When will we get it through our thick skulls that the true source of our joy and happiness is not in material things or circumstances? My grandparents had so little of what the world considers material signs of success, and yet they seemed to be so content with life.

My friend Tina's disability didn't disable her. I actually had to start wearing eyeglasses two grades later, but by seventh grade I was too embarrassed to wear them. And I was blind as a bat without them. I didn't realize back in third grade that it really wasn't Tina's glasses and leg brace I wanted, but rather her attitude about them.

And I think that's one of the few things that it's okay to covet-- a good attitude.

Thursday, March 7, 2013

The Only Expense was Time


The Casey family on Easter Sunday before heading to church in Dell City 20 miles away; 
This is near the part of the yard where we spread the blanket to watch the meteor shower in the middle of the night

"Wake up! It's time," my father said to us in the middle of the night when we lived out in the middle of nowhere in far West Texas. We stumbled sleepily out of the house to a blanket spread in the front yard. We lay there looking up at the night sky, witnessing something we'd never seen before and haven't seen since. Falling stars covered the sky like a fireworks show. It must've been some kind of heavy meteor shower. I'll never forget it, nor many of the other experiences Dad and Mom took us through. And when I think about it, the only cost in most of those experiences was time-- their time.

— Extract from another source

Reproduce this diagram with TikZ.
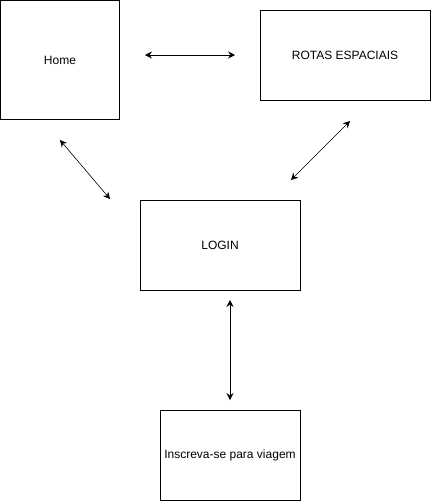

Hiking up Bone Creek Canyon at the foot of Guadalupe Peak ten miles from our house

I can still look up in the sky and find Orion, the Big Dipper, the Seven Sisters, and the planet Venus that Dad taught us to recognize. For years we took empty baby food jars with us on vacation to collect soil samples from all over Texas and the other states we visited. We had every kind and color of soil imaginable, including pale caliche with bright yellow specks of uranium in it. [That accounts for our glowing personalities and nuclear appetites]. We visited educational places such as museums, historical parks, and the State Capitol, and went beach combing for shells and unbroken sand dollars at the coast.

The Casey Kids on vacation in the mid-sixties in our usual firing squad pose

During one of my dad's FAA training stints in Oklahoma City, our budget was very tight. For entertainment we found the book mobile nearby and discovered the joy of reading, or we'd walk several blocks to play in a park, and one day we even toured a meat packing plant. They warned us that we'd probably never be able to eat another hotdog or bologna sandwich after that, but unfortunately, it didn't phase us. Mom and Dad still had to knock us away from the dinner table. [that uranium thing].

My parents pose in front of our home in Salt Flat before heading to a party
the picket fence in the backyard housed the "fort" playhouse

Dad built a cool playhouses for us out of a large equipment crate during our elementary years when we lived in Fort Stockton. Due to its huge size and the fact that it didn't cost anything to build, it had to remain when we moved out to far West Texas to a place called Salt Flat. But the next big equipment crate that arrived turned into a cavalry fort within the picket fence yard behind our isolated house. Our imaginations soared in a place where TV reception was almost non-existent. Mom and Dad taught us many games and played with us often. We lived twenty miles from the very small town where we went to church and school, and ninety miles from the nearest doctor, dentist, and adequate grocery store. We spent many, many hours in a vehicle together, which allowed for plenty of singing and conversation, as well as the occasional debate [Did, too! Did not!], and wrestling match. [pre-seatbelt days]. 

Visiting friends in Cloudcroft, NM 

I started reading a book recently that stated all families were dysfunctional, and the unrealistic Walton and Brady Bunch mentality about happy, functional families were why people in general were so messed up. I put the book down. My family was far from perfect, but my parents were onto something right when it came to spending time with their children. They had the same number of hours in the day everyone else had. They were and have always been there for us kids. We never had to question their love for us.

Those things don't cost money, just a little time.